### JOB
In the entries below, find the line containing "Reproduce this chart" and the line containing "import pandas as pd". Copy those two lines and everything between them exactly, without the pictures.

### EXERCISE INPUT
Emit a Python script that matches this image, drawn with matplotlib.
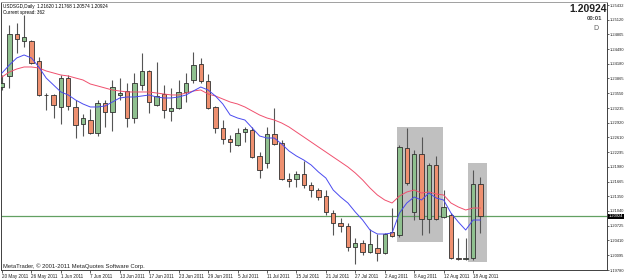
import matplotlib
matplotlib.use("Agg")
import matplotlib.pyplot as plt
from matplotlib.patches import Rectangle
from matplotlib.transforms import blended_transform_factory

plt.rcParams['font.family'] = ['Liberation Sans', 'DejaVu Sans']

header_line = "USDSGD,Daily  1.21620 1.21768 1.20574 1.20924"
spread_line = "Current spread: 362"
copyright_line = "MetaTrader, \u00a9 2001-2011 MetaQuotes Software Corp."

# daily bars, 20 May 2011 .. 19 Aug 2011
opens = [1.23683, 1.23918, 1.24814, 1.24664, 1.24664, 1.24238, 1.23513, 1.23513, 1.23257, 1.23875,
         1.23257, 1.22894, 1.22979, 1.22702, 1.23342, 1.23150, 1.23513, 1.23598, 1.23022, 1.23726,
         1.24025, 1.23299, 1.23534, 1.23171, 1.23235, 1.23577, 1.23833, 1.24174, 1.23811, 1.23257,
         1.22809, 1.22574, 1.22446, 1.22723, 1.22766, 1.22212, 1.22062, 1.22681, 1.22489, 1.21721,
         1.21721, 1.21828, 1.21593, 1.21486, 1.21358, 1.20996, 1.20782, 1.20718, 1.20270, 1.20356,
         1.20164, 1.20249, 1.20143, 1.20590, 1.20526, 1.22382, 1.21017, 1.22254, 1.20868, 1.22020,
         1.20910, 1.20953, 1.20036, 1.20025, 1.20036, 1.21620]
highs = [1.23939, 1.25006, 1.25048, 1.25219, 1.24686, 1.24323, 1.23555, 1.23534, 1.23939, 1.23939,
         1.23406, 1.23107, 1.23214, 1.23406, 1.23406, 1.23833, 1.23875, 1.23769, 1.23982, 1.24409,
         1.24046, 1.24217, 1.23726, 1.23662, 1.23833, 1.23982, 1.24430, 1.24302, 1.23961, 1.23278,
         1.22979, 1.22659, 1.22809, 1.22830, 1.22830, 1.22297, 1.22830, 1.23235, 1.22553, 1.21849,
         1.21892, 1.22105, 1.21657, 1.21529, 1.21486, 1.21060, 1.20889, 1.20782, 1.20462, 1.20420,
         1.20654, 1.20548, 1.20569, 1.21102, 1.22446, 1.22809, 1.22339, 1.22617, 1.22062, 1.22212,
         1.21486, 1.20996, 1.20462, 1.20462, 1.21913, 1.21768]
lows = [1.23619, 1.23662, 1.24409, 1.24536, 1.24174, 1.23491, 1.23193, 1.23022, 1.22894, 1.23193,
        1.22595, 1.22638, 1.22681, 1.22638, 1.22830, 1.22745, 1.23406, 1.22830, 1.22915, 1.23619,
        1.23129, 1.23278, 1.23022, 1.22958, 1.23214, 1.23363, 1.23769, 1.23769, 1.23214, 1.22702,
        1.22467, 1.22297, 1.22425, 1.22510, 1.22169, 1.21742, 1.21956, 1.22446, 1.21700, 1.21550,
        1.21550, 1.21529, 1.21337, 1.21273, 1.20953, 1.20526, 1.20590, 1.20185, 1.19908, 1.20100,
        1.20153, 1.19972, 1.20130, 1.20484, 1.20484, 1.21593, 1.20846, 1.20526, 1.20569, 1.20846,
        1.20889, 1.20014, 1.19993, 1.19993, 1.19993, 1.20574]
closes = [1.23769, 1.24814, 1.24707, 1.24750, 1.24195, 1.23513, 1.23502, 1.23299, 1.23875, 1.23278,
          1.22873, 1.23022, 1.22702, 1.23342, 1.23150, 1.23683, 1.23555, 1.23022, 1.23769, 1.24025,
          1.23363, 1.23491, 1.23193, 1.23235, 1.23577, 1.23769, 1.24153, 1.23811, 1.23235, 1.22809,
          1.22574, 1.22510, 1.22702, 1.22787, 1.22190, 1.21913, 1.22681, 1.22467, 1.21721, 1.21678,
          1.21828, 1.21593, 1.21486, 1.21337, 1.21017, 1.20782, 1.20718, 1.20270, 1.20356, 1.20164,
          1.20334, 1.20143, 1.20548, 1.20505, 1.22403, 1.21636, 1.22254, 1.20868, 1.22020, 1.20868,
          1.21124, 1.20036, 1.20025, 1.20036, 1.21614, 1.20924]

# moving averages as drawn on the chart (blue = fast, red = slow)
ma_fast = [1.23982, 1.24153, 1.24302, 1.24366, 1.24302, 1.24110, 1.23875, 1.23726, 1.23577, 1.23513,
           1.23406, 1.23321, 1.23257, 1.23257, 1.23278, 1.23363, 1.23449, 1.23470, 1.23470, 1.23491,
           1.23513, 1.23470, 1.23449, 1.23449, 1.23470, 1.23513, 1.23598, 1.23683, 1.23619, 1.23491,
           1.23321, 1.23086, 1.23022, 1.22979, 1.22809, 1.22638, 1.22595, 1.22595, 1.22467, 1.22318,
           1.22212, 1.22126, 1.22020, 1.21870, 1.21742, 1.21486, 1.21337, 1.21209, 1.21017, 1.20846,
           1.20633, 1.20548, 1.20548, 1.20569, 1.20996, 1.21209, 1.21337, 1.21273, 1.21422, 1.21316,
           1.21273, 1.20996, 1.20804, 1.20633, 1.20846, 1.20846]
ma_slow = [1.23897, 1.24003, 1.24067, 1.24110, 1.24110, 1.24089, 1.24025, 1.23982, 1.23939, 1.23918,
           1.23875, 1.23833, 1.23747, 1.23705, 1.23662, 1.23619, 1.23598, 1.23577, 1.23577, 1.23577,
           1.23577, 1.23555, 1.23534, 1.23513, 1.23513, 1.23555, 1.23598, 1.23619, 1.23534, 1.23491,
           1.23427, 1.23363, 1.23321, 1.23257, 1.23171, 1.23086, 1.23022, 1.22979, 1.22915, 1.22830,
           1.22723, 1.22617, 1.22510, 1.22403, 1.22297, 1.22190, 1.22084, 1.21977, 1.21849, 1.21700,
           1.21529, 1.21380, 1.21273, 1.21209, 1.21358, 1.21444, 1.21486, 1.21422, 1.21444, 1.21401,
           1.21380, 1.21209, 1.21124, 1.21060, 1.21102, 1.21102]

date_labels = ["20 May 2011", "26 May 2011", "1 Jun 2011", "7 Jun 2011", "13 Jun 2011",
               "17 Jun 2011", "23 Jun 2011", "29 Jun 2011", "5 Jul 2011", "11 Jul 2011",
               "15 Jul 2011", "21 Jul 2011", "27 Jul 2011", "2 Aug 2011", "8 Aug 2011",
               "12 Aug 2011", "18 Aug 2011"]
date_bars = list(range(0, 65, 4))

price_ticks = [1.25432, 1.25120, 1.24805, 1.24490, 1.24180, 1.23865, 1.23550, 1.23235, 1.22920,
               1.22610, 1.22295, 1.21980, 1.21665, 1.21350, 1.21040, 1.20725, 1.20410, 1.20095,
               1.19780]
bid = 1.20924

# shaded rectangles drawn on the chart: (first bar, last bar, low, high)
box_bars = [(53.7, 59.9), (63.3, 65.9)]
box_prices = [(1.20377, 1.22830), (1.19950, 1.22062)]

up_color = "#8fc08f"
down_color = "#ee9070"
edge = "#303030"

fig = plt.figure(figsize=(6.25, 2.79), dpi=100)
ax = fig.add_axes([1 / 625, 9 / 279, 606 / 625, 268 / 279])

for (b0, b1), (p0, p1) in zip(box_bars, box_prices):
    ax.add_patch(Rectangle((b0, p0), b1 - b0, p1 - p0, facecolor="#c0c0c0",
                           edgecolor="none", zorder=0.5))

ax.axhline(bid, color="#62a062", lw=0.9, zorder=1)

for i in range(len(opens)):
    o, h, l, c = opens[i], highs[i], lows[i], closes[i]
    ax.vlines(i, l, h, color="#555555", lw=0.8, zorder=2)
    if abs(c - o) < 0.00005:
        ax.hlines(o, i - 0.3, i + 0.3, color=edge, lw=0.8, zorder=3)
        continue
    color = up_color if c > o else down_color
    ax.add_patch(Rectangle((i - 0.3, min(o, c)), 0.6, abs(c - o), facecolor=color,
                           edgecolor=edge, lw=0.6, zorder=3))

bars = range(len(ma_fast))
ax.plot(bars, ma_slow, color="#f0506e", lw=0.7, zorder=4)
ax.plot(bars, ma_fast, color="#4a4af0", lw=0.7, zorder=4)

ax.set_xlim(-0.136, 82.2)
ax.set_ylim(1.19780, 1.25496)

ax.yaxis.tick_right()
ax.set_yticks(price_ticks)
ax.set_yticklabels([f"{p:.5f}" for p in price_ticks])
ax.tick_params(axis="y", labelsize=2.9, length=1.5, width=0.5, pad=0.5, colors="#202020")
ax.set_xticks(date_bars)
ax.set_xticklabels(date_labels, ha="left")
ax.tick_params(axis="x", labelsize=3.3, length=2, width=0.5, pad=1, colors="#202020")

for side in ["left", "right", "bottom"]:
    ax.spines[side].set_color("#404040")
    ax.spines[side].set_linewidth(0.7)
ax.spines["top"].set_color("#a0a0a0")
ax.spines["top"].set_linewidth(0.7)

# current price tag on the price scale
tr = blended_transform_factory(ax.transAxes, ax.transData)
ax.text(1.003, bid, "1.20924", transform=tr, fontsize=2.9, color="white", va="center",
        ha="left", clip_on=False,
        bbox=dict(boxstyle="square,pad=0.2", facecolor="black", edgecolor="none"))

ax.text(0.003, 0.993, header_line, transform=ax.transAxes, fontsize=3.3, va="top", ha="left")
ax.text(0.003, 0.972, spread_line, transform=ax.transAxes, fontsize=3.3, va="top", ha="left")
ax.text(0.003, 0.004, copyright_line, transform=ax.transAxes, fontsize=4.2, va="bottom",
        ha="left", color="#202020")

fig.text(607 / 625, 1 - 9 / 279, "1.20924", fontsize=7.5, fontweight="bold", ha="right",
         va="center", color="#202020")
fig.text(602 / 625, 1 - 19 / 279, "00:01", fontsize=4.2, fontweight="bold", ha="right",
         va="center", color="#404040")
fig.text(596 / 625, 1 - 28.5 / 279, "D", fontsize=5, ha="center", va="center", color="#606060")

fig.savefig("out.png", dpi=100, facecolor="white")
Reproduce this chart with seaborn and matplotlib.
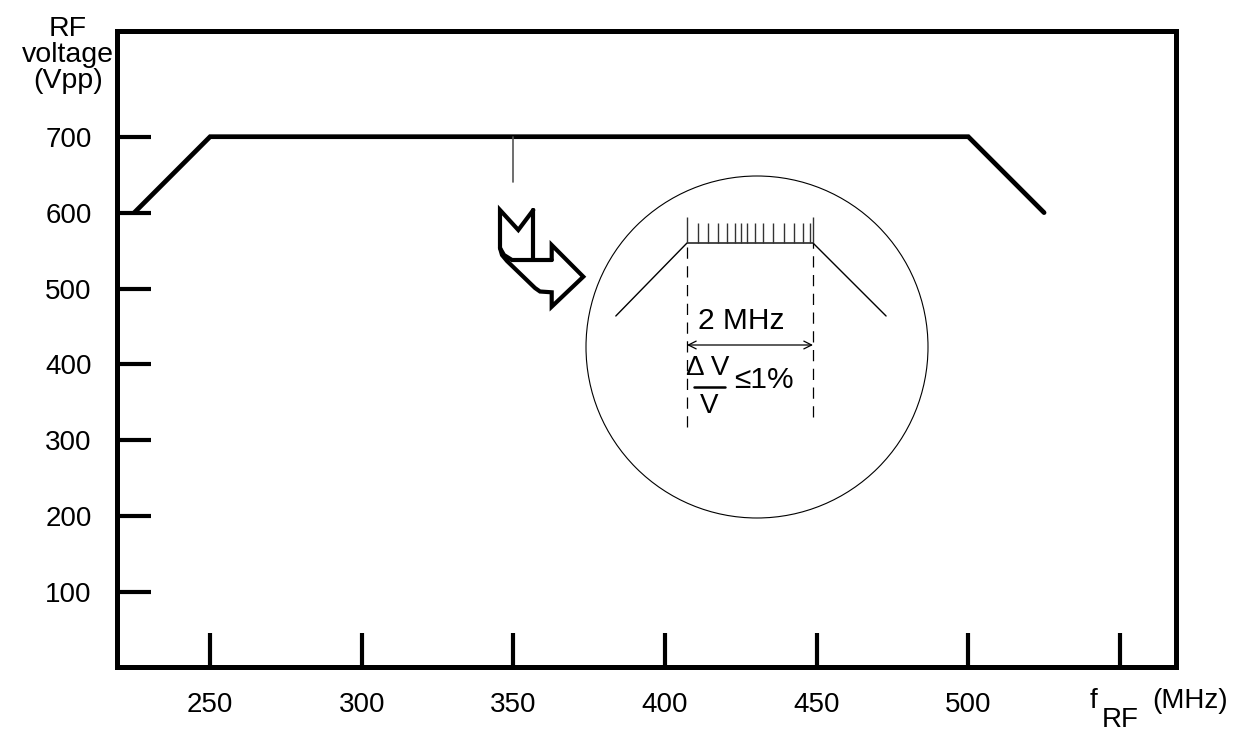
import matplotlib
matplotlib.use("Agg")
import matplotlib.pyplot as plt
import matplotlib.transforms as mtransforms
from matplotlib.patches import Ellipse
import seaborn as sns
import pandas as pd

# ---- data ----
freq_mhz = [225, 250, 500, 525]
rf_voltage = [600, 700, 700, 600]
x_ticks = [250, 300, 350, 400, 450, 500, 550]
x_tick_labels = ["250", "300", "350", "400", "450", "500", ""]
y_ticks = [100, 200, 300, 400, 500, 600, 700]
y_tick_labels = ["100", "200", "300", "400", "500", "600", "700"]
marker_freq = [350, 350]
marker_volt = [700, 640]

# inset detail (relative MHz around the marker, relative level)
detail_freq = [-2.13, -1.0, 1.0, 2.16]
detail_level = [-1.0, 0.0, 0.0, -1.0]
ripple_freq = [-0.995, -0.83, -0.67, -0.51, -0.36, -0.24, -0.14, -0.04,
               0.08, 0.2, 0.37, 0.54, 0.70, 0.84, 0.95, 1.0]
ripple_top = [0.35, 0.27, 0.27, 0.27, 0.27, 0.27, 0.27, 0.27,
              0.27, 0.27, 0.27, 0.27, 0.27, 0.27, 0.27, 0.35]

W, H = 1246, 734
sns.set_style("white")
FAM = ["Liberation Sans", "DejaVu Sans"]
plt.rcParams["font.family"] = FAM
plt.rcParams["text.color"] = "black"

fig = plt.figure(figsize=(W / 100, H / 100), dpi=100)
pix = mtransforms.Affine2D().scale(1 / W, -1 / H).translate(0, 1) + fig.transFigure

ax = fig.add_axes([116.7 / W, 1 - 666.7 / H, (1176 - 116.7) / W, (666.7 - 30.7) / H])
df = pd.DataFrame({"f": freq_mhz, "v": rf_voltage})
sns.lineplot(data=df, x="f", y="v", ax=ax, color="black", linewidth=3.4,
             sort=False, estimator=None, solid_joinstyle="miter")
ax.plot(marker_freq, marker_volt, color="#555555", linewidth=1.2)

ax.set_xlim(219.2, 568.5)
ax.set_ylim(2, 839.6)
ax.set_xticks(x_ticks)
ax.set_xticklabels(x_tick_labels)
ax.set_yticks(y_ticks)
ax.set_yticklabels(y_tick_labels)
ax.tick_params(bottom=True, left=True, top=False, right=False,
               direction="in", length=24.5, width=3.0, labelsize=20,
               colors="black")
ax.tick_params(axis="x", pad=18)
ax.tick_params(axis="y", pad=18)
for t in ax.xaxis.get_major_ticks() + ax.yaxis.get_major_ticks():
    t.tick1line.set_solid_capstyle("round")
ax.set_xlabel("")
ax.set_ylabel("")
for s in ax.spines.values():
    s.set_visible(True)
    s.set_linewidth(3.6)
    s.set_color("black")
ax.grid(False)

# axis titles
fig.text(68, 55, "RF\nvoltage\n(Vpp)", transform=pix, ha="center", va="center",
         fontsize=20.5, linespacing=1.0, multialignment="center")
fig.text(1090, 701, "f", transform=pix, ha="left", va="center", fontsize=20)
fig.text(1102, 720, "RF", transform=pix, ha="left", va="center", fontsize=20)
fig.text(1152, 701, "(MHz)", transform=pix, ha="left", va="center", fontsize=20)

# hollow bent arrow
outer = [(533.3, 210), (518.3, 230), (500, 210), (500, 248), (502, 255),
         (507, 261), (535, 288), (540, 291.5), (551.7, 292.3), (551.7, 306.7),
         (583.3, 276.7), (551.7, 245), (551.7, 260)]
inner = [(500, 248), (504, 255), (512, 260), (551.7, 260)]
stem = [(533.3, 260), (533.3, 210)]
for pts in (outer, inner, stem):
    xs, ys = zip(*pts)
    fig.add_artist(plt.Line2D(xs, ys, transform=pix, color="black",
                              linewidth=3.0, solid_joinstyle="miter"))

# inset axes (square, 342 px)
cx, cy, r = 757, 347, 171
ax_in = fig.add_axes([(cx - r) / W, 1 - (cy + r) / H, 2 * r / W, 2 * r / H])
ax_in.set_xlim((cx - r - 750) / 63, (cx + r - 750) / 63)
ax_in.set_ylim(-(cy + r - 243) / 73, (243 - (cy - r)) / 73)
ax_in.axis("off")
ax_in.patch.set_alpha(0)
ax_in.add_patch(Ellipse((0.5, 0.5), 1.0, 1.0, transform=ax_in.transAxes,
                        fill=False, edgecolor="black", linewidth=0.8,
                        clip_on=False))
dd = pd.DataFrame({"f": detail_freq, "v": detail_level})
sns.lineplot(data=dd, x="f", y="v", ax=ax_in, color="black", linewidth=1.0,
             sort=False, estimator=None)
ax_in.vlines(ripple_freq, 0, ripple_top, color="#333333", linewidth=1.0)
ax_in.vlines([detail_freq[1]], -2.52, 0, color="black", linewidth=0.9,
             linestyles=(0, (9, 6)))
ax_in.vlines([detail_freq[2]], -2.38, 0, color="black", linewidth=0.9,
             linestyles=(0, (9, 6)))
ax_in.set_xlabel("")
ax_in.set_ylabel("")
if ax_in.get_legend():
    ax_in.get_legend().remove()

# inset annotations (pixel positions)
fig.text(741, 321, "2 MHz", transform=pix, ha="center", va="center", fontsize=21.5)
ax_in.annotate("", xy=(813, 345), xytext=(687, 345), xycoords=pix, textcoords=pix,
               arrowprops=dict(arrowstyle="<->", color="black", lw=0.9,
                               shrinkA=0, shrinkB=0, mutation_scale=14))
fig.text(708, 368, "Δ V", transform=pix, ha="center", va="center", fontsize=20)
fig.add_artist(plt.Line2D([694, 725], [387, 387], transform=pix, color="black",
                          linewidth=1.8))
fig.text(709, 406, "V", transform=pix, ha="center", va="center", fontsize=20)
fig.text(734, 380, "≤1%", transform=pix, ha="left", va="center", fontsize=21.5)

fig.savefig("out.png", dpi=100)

### EXERCISE RESULT
Reproduce this chart with seaborn and matplotlib.
import matplotlib
matplotlib.use("Agg")
import matplotlib.pyplot as plt
import matplotlib.transforms as mtransforms
from matplotlib.patches import Ellipse
import seaborn as sns
import pandas as pd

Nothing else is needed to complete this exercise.